7.14.2015

WHAT MATTERS // elspeth

In a lot of ways, this is a difficult time of year. How strange is it that we live on a peninsula where no one visits for ten months of the year and everyone visits for the other two? It is hard to properly understand what this kind of life is like unless you live it. The best analogy I can think of is attempting to get through exam week while everyone you know stops in for a drink. Everything here comes at once: the busy time at work, guest rooms overflowing with visitors, the weather for beach days and picnics and gardens, the chance to make enough money to make it through a long, slow winter. It takes a certain kind of person to be okay with this kind of pace; to fit everything most people fit into a year into eight or ten or twelve incredibly, mind-bendingly busy weeks. 

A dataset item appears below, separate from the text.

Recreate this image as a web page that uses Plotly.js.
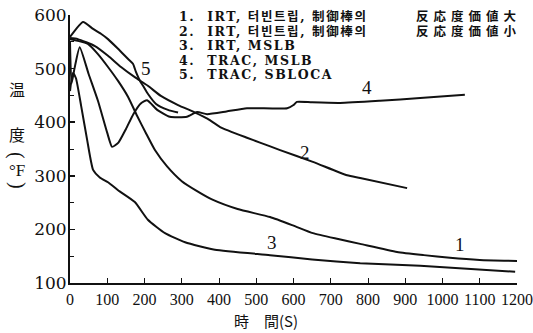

And yet, I wouldn't trade it. Not for anything. We're in it now, fully. The breakfast dishes are sitting in the sink, the house needs to be vacuumed, and I have a mountain of paperwork I ought to stay up well past bedtime doing. But these are all things that need doing year round, constantly. They can wait. Because the sun is also out, it's 87 degrees, and the garden is overflowing with black raspberries. We can only make black raspberry ice cream once a year, and this is the week. 


The recipe I use is the same now—year after year—the one from my friend Andrea in Falmouth. It is simple, easy, sweet. And I still think the same thing every time I try it—I never realized, until I ate a black raspberry, that the purple color and distinctive flavor of black raspberry ice cream come from a real fruit. I always assumed it was like blue raspberry Jolly Ranchers—made up, fake. There's nothing like these berries. 

Black raspberries are hard to find at farmers' markets, even harder to find in stores. But if you can get your hands on some—from a neighbor's yard, from your own, from a farm—make this ice cream, and make it now. There are so many things to fit into a day. There are so many to-dos and deadlines and needs. But this, to me, is what matters, and what makes it all worthwhile.


ANDREA'S BLACK RASPBERRY ICE CREAM

Andrea's original recipe called for 1 and 1/2 cups sugar. I cut it down to 1 cup, and she said since typing it up she has too. It has the same distinctive color and flavor of the black raspberry ice cream you get in stores but is so much better for being simple and fresh.

1 pint black raspberries
scant 1 cup granulated sugar
1/2 lemon, juiced
2 eggs
2 cups heavy cream
1 cup milk

Mix the black raspberries, half of the sugar, and the lemon juice in a bowl. Put the mixture in the fridge and stir every half hour or so for about 2 hours. Crack the eggs into a bowl and whisk for about two minutes, then add the remaining sugar and whisk it in. Pour in the cream, milk, and any juice from the black raspberry mixture. Pour this mixture into the ice cream maker, and add the remaining black raspberries near the end of the freezing time. Chill for several hours before serving.